Где гарантия, что прочтешь ты это повествование, мой добрый и мудрый Читатель? Не вымарает ли его перепуганный редактор, обремененный семьей и грузом забот о выживании своем? Под предлогом… А какая разница, под каким… Сто авторов — а он ОДИН! Мудрый и всезнающий редактор, чья воля и «левая пятка с утра» решает твою судьбу. И, как правило, страх о выживании толкает его на «творческие купюры»… Что это такое — никто не знает. Он знает, ОДИН, и неделимо владеет этой грозной тайной.
Или осядут эти листы пеплом дум их автора в тайных архивах спецхранов, где дотошный офицер-архивариус поставит на папке срок хранения — «от и до». Некий штамп твоего инакомыслия и сомнительной лояльности. A о каком Президенте речь идет? А у нас только-только сей ПОСТ ввели! И кого имел в виду под зашифрованными именами? Джу Найдис не Джуна? А Президент не собирательный образ — Сталин, Хрущев, Андропов? Да, черт возьми! Только Джуны нет. А Найдис — это самостоятельная фамилия! А «Джу» — это мне ТАК ХОЧЕТСЯ!
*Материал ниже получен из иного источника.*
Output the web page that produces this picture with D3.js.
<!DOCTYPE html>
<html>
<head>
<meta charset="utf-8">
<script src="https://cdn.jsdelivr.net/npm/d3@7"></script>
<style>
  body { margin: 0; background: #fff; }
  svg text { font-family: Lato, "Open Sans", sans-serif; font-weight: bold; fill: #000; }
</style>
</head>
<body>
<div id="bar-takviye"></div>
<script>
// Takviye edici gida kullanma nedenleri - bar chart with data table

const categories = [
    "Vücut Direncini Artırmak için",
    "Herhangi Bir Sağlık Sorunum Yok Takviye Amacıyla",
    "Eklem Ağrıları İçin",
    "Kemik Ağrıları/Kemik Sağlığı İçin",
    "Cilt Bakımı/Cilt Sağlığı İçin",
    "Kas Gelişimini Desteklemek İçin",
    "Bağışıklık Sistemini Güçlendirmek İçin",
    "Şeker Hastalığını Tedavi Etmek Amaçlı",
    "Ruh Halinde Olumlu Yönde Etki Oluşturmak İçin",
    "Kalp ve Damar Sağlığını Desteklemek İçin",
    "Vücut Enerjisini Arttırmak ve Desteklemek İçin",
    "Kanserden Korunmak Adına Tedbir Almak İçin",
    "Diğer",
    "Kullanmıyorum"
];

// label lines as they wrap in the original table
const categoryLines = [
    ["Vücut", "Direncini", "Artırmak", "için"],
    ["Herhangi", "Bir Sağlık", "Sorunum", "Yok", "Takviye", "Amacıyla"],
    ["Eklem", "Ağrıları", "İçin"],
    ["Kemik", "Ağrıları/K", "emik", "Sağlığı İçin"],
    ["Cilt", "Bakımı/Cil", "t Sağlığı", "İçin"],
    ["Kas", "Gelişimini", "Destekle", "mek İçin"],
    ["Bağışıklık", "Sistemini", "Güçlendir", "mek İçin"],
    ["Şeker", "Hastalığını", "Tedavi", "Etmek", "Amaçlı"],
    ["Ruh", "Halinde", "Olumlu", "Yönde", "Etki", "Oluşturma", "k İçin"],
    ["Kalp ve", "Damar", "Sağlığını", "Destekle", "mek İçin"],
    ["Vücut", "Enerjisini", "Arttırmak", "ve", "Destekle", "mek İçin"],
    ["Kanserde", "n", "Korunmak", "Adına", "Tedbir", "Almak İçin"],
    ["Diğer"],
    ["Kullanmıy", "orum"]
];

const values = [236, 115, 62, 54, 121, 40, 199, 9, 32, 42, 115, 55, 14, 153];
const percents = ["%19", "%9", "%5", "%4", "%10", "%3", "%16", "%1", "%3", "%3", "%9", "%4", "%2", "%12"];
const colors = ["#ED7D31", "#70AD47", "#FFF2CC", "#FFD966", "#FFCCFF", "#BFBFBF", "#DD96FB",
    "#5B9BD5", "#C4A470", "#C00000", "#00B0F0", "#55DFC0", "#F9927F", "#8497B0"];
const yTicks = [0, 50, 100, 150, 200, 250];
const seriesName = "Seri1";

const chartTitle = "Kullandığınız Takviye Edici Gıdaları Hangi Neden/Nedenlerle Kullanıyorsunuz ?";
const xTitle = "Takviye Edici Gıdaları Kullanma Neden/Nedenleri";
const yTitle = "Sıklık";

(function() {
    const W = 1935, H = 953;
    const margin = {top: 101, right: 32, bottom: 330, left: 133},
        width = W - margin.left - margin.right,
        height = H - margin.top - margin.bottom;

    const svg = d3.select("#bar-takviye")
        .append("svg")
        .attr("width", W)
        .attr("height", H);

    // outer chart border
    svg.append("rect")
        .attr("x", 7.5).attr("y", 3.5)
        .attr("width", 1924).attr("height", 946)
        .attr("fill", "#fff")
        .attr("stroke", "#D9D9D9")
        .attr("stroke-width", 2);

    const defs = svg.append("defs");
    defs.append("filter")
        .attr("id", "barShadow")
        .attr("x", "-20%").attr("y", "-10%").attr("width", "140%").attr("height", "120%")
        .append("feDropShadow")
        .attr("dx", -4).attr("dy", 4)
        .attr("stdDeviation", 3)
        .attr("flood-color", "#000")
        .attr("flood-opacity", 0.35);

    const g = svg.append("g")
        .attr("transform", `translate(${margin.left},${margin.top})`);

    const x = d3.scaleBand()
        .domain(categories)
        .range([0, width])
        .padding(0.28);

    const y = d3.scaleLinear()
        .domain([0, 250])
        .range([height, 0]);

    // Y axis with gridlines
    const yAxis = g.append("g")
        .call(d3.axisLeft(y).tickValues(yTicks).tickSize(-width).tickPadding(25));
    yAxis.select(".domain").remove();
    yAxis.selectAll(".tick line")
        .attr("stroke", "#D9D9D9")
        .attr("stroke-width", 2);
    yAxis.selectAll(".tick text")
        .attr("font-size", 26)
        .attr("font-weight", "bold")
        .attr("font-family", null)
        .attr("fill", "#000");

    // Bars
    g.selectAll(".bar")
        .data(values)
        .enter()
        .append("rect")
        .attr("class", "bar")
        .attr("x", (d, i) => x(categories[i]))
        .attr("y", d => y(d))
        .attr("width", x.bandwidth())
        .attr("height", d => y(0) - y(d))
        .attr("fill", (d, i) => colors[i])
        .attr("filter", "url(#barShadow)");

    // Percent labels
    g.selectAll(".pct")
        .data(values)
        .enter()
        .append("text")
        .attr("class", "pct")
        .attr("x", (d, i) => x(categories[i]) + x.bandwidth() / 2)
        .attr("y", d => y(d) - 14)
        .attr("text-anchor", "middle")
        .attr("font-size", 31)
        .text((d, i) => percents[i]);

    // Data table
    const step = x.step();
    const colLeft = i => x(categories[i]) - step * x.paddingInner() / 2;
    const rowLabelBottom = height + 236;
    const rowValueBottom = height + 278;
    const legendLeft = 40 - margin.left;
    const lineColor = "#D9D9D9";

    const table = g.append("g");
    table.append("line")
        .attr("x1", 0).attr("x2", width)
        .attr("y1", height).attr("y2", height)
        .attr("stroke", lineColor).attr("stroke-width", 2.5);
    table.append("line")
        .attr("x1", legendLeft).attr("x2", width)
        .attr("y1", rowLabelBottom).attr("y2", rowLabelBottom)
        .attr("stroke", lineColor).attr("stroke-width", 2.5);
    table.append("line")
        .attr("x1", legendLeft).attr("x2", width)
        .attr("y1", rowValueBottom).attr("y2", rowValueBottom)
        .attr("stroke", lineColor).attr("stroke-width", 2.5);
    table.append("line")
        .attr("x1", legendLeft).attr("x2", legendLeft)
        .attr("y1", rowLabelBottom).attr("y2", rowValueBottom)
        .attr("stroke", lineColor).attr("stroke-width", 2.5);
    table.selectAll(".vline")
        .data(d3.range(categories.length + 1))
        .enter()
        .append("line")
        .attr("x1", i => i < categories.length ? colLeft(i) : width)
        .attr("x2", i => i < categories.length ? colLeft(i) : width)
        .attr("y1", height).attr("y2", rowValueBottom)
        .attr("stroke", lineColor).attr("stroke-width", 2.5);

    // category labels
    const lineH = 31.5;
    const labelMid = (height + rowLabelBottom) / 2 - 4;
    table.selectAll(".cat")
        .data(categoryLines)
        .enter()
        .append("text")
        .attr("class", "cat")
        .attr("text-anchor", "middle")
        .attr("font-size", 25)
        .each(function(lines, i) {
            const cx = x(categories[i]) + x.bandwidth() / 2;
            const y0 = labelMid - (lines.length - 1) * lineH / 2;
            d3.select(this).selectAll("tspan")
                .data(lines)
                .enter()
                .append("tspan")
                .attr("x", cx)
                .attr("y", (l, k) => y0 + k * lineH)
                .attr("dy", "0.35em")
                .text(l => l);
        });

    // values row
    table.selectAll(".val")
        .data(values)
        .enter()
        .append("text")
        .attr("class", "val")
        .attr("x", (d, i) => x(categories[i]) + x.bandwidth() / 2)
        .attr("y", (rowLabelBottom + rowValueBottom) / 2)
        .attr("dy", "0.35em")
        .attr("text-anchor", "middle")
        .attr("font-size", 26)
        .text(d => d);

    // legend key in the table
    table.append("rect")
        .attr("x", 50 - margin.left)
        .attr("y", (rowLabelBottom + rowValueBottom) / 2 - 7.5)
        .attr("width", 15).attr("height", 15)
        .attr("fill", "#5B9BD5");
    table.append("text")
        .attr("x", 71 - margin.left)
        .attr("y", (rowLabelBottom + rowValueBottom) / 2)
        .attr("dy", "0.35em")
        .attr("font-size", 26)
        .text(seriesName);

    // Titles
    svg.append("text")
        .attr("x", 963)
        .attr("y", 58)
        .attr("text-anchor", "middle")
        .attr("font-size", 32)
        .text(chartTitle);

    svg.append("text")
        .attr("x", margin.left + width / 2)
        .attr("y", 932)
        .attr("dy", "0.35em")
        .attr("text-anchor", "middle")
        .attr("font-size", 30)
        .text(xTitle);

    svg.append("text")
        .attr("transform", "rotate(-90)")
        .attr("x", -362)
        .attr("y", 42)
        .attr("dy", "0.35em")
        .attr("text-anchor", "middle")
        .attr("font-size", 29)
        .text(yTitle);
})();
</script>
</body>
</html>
И полетит рукопись в костерок веселый на задворках еще более веселого Учреждения. И сожжена будет.
«РУКОПИСИ НЕ ГОРЯТ»…
Горят, мой Читатель. Еще как горят! Буднично и незамысловато.
И корежатся, корчатся в конвульсиях напечатанные фразы. Каждая литера источает сок из пор своих. Горят… Навсегда горят.
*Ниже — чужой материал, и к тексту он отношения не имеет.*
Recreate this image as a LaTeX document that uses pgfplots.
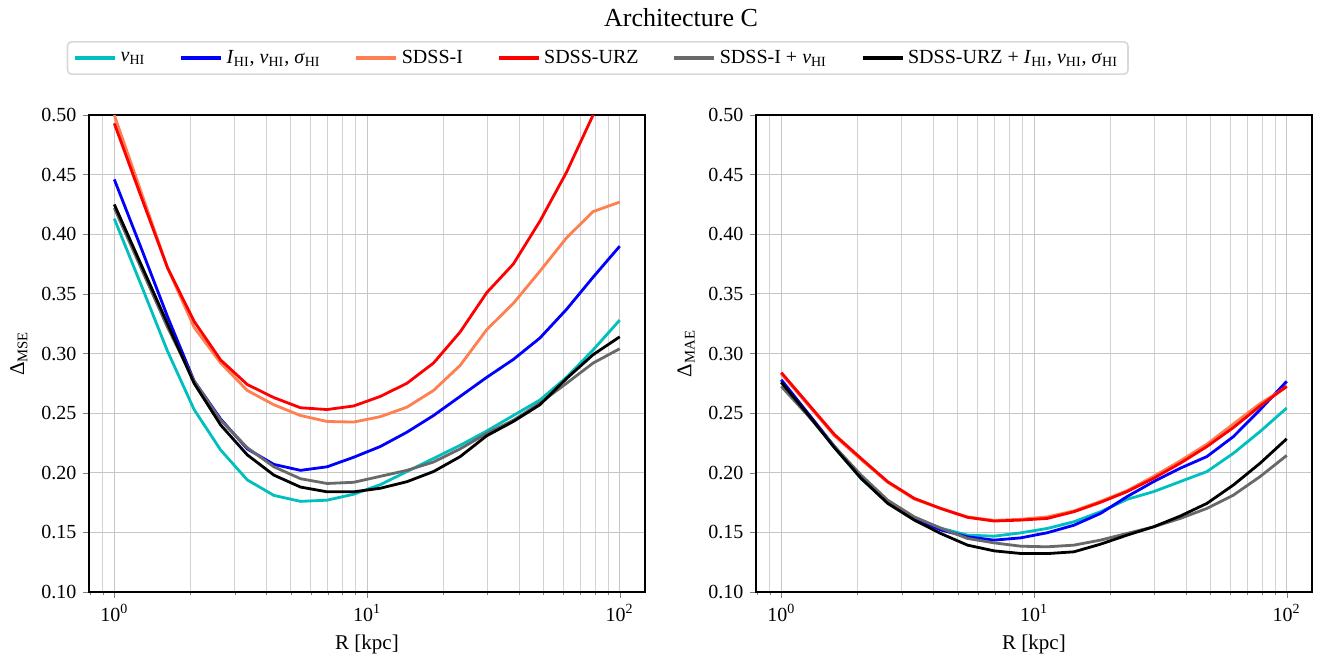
\documentclass[border=0pt]{standalone}
\usepackage{pgfplots}
\usepackage{pgfplotstable}
\pgfplotsset{compat=1.18}
\usepackage{fontspec}
\setmainfont{Liberation Serif}
\definecolor{ccyan}{rgb}{0,0.75,0.75}
\definecolor{ccoral}{RGB}{255,127,80}
\definecolor{cgray}{RGB}{105,105,105}

\pgfplotstableread{
R       c      b      o      r      g      k
1       0.413  0.446  0.500  0.493  0.422  0.425
1.2743  0.358  0.389  0.436  0.432  0.372  0.375
1.6238  0.302  0.331  0.372  0.372  0.322  0.325
2.0691  0.253  0.277  0.322  0.327  0.277  0.275
2.6367  0.219  0.245  0.292  0.2945 0.244  0.240
3.3598  0.194  0.220  0.269  0.274  0.221  0.215
4.2813  0.181  0.207  0.257  0.263  0.205  0.198
5.4556  0.176  0.202  0.248  0.2545 0.195  0.188
6.9519  0.177  0.205  0.243  0.253  0.191  0.184
8.8587  0.182  0.213  0.2425 0.256  0.192  0.184
11.288  0.190  0.222  0.247  0.264  0.197  0.187
14.384  0.201  0.234  0.255  0.275  0.202  0.1925
18.330  0.212  0.248  0.269  0.292  0.209  0.201
23.357  0.223  0.264  0.290  0.318  0.220  0.2135
29.764  0.235  0.280  0.320  0.351  0.233  0.231
37.927  0.248  0.295  0.342  0.375  0.244  0.243
48.329  0.261  0.313  0.369  0.411  0.2585 0.257
61.585  0.280  0.337  0.397  0.452  0.275  0.279
78.476  0.303  0.364  0.419  0.500  0.292  0.299
100     0.328  0.390  0.427  0.560  0.304  0.314
}\mse

\pgfplotstableread{
R       c      b      o      r      g      k
1       0.277  0.278  0.283  0.284  0.2724 0.2758
1.2743  0.249  0.250  0.257  0.258  0.248  0.249
1.6238  0.221  0.222  0.231  0.232  0.222  0.221
2.0691  0.195  0.1955 0.211  0.212  0.198  0.1954
2.6367  0.175  0.175  0.192  0.1925 0.177  0.1743
3.3598  0.162  0.162  0.178  0.1785 0.163  0.1603
4.2813  0.1535 0.152  0.170  0.170  0.1535 0.149
5.4556  0.1477 0.1463 0.163  0.1626 0.1449 0.1393
6.9519  0.1468 0.1435 0.160  0.1595 0.1412 0.1345
8.8587  0.1496 0.1454 0.161  0.1603 0.1384 0.1323
11.288  0.1533 0.1497 0.163  0.1617 0.1379 0.1322
14.384  0.1589 0.156  0.168  0.1673 0.1393 0.1337
18.330  0.1673 0.1659 0.176  0.1752 0.1435 0.1401
23.357  0.1777 0.180  0.185  0.1842 0.1491 0.1477
29.764  0.1842 0.1926 0.197  0.1954 0.1547 0.1547
37.927  0.1926 0.2038 0.210  0.208  0.1617 0.1637
48.329  0.201  0.2136 0.224  0.222  0.1701 0.1743
61.585  0.2164 0.2304 0.241  0.238  0.1813 0.1898
78.476  0.2346 0.2529 0.258  0.256  0.1968 0.208
100     0.2543 0.2767 0.272  0.2725 0.2145 0.2285
}\mae

\pgfplotsset{
  every axis/.append style={
    scale only axis, width=278pt, height=238.5pt,
    xmin=0.7943, xmax=125.89, ymin=0.1, ymax=0.5,
    ytick={0.10,0.15,0.20,0.25,0.30,0.35,0.40,0.45,0.50},
    scaled y ticks=false,
    yticklabel style={/pgf/number format/fixed, /pgf/number format/fixed zerofill, /pgf/number format/precision=2, /pgf/number format/assume math mode=true},
    xtick={1,10,100},
    xticklabels={10\textsuperscript{0},10\textsuperscript{1},10\textsuperscript{2}},
    minor xtick={0.8,0.9,2,3,4,5,6,7,8,9,20,30,40,50,60,70,80,90},
    grid=both,
    major grid style={gray!45, line width=0.5pt},
    minor grid style={gray!35, line width=0.5pt},
    tick align=outside, tickpos=left,
    major tick length=2.8pt, minor tick length=1.6pt,
    axis line style={line width=0.8pt},
    tick label style={font=\fontsize{10}{12}\selectfont},
    label style={font=\fontsize{10.5}{12}\selectfont},
    xlabel={R [kpc]},
  },
  every axis plot/.append style={line width=1.4pt, mark=none},
}

\begin{document}
\begin{tikzpicture}
\useasboundingbox (0,0) rectangle (665pt,332.5pt);
\node[anchor=base, font=\fontsize{13}{15}\selectfont] at (340.5pt,319pt) {Architecture C};

\begin{semilogxaxis}[at={(44.5pt,36.5pt)}, anchor=south west,
  ylabel={Δ\textsubscript{MSE}},
  legend columns=6, legend cell align=left,
  legend image code/.code={\draw[#1, line width=1.6pt] (0pt,0pt) -- (20pt,0pt);},
  legend style={at={(0.915,1.1195)}, anchor=center, draw=gray!30, line width=0.8pt,
    rounded corners=2pt, font=\fontsize{10}{12}\selectfont,
    /tikz/every even column/.append style={column sep=15pt}}]
\addplot[ccyan] table[x=R,y=c]{\mse};
\addlegendentry{\textit{v}\textsubscript{HI}}
\addplot[blue] table[x=R,y=b]{\mse};
\addlegendentry{\textit{I}\textsubscript{HI}, \textit{v}\textsubscript{HI}, \textit{σ}\textsubscript{HI}}
\addplot[ccoral] table[x=R,y=o]{\mse};
\addlegendentry{SDSS-I}
\addplot[red] table[x=R,y=r]{\mse};
\addlegendentry{SDSS-URZ}
\addplot[cgray] table[x=R,y=g]{\mse};
\addlegendentry{SDSS-I + \textit{v}\textsubscript{HI}}
\addplot[black] table[x=R,y=k]{\mse};
\addlegendentry{SDSS-URZ + \textit{I}\textsubscript{HI}, \textit{v}\textsubscript{HI}, \textit{σ}\textsubscript{HI}}
\end{semilogxaxis}

\begin{semilogxaxis}[at={(378pt,36.5pt)}, anchor=south west,
  ylabel={Δ\textsubscript{MAE}}]
\addplot[ccyan] table[x=R,y=c]{\mae};
\addplot[blue] table[x=R,y=b]{\mae};
\addplot[ccoral] table[x=R,y=o]{\mae};
\addplot[red] table[x=R,y=r]{\mae};
\addplot[cgray] table[x=R,y=g]{\mae};
\addplot[black] table[x=R,y=k]{\mae};
\end{semilogxaxis}
\end{tikzpicture}
\end{document}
Но прежде сгорает автор этой рукописи.
Как избежать крови, проступающей сквозь страницы этого повествования? Не осуди меня, Читатель. «Сволочь литературных самолюбий была ненавистна Грибоедову», — так писал о Великом писателе его Великий потомок Тынянов. Провидение Прошлого и Будущего — это прерогатива людей пишущих. Политика нынче опережает Литературу. Политика — всегда безнравственна. Литература — сама нравственность. Если бы Литература шла впереди Политики. Если бы!.. Если бы литературные самолюбия некоторых пишущих не застилали им очи, не бросали в яростные и бесплодные полемики! Русофобы и русофилы, националисты, шовинисты, антисемиты и сионисты, какие еще «исты»! Вот она — вселенская ярость посредственности перед собственной несостоятельностью! Сметающая и испепеляющая ярость Зависти перед чьей-то Щедростью.
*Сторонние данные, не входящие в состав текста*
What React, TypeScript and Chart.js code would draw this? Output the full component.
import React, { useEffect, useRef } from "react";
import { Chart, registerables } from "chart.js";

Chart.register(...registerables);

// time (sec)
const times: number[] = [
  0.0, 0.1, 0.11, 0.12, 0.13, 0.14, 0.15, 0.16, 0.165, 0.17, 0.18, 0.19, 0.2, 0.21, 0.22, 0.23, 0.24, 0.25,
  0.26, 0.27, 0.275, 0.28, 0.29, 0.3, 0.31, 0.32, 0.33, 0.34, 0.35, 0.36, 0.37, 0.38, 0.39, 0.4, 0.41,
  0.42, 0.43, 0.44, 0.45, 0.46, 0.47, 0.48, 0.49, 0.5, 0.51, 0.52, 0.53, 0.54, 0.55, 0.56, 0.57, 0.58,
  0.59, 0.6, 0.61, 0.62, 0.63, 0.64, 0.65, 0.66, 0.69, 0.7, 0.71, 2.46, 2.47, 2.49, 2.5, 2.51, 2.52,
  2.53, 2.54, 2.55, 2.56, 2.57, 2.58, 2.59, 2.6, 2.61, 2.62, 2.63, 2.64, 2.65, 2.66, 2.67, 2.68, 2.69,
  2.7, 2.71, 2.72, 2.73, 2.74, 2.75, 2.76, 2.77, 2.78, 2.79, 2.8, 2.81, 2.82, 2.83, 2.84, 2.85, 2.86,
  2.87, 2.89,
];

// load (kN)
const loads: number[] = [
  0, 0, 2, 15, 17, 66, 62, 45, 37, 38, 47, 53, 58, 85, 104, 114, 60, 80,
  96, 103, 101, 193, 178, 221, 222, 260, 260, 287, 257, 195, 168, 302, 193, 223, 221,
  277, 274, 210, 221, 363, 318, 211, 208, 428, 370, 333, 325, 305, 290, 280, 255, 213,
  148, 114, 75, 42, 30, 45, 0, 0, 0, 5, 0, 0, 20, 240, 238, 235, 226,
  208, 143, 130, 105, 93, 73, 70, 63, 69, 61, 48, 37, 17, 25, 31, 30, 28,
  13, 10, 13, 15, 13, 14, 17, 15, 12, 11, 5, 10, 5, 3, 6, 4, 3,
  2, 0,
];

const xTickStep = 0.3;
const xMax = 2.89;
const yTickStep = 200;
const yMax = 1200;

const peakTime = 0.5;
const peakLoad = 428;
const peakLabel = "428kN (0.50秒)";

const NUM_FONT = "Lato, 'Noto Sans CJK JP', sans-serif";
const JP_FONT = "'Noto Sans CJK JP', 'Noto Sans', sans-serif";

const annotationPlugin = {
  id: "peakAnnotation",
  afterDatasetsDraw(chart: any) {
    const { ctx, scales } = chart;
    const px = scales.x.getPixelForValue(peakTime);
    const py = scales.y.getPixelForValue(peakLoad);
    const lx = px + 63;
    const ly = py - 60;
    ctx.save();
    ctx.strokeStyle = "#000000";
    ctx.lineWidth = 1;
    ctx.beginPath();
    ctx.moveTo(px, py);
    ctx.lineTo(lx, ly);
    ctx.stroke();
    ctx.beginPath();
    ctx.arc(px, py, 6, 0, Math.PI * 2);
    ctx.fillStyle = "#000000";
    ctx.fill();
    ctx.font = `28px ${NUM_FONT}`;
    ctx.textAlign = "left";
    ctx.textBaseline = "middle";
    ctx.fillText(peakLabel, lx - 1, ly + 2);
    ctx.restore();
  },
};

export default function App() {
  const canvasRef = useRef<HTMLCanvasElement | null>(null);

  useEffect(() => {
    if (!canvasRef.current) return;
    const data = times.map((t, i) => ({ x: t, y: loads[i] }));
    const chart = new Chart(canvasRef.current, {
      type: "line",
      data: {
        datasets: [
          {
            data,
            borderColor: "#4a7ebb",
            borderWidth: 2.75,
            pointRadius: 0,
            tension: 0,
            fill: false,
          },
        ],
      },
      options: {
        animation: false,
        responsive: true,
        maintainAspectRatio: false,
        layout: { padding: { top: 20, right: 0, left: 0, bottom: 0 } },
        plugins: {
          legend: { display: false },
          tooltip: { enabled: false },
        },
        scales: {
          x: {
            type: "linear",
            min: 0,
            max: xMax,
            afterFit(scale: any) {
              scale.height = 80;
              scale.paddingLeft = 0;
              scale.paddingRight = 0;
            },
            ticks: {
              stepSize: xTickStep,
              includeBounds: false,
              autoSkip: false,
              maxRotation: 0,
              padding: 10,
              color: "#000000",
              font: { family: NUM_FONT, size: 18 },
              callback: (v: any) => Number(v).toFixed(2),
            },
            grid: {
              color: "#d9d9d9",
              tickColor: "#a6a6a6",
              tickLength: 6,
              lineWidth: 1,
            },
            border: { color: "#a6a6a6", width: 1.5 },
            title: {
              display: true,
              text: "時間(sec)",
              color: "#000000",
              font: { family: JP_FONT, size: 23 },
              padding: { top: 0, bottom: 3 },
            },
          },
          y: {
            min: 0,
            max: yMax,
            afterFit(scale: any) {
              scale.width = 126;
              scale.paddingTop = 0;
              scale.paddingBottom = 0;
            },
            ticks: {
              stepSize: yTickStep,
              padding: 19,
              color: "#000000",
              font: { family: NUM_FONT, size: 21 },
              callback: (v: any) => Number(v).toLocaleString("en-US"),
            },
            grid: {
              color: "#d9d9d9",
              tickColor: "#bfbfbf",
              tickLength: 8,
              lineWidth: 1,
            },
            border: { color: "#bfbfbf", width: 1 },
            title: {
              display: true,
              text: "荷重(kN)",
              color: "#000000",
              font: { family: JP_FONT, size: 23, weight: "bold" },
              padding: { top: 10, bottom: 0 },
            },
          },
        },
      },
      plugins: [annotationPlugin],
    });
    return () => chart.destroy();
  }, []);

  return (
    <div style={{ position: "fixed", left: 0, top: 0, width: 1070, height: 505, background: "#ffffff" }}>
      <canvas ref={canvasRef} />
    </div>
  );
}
Два светила оплакивают эту грешную Землю — Солнце и Луна. Звезды далеки и непостижимы. И вечна человеческая Суета в желании объять необъятное.
УТОЛИ МОИ ПЕЧАЛИ!
«Через тернии…» к Земле, Читатель!
* * *
— Мне плохо, Джу!
Президент лежал на свернутой брезентовой палатке, которую они так и не смогли поставить, хотя и провозились целый час. Забивая в землю кол, он неловко повернулся — сильная боль пронизала все его тело. Боль шла от кисти левой руки, пронизывала грудь и отдавалась где-то в правом бедре. Он медленно опустился на колено, нагнул голову, прислушиваясь к себе. Джу Найдис равнодушно стояла рядом, молча смотрела. Даже когда он прилег на брезент палатки, перевернулся на спину, прижав руки к груди, она не пошевелилась.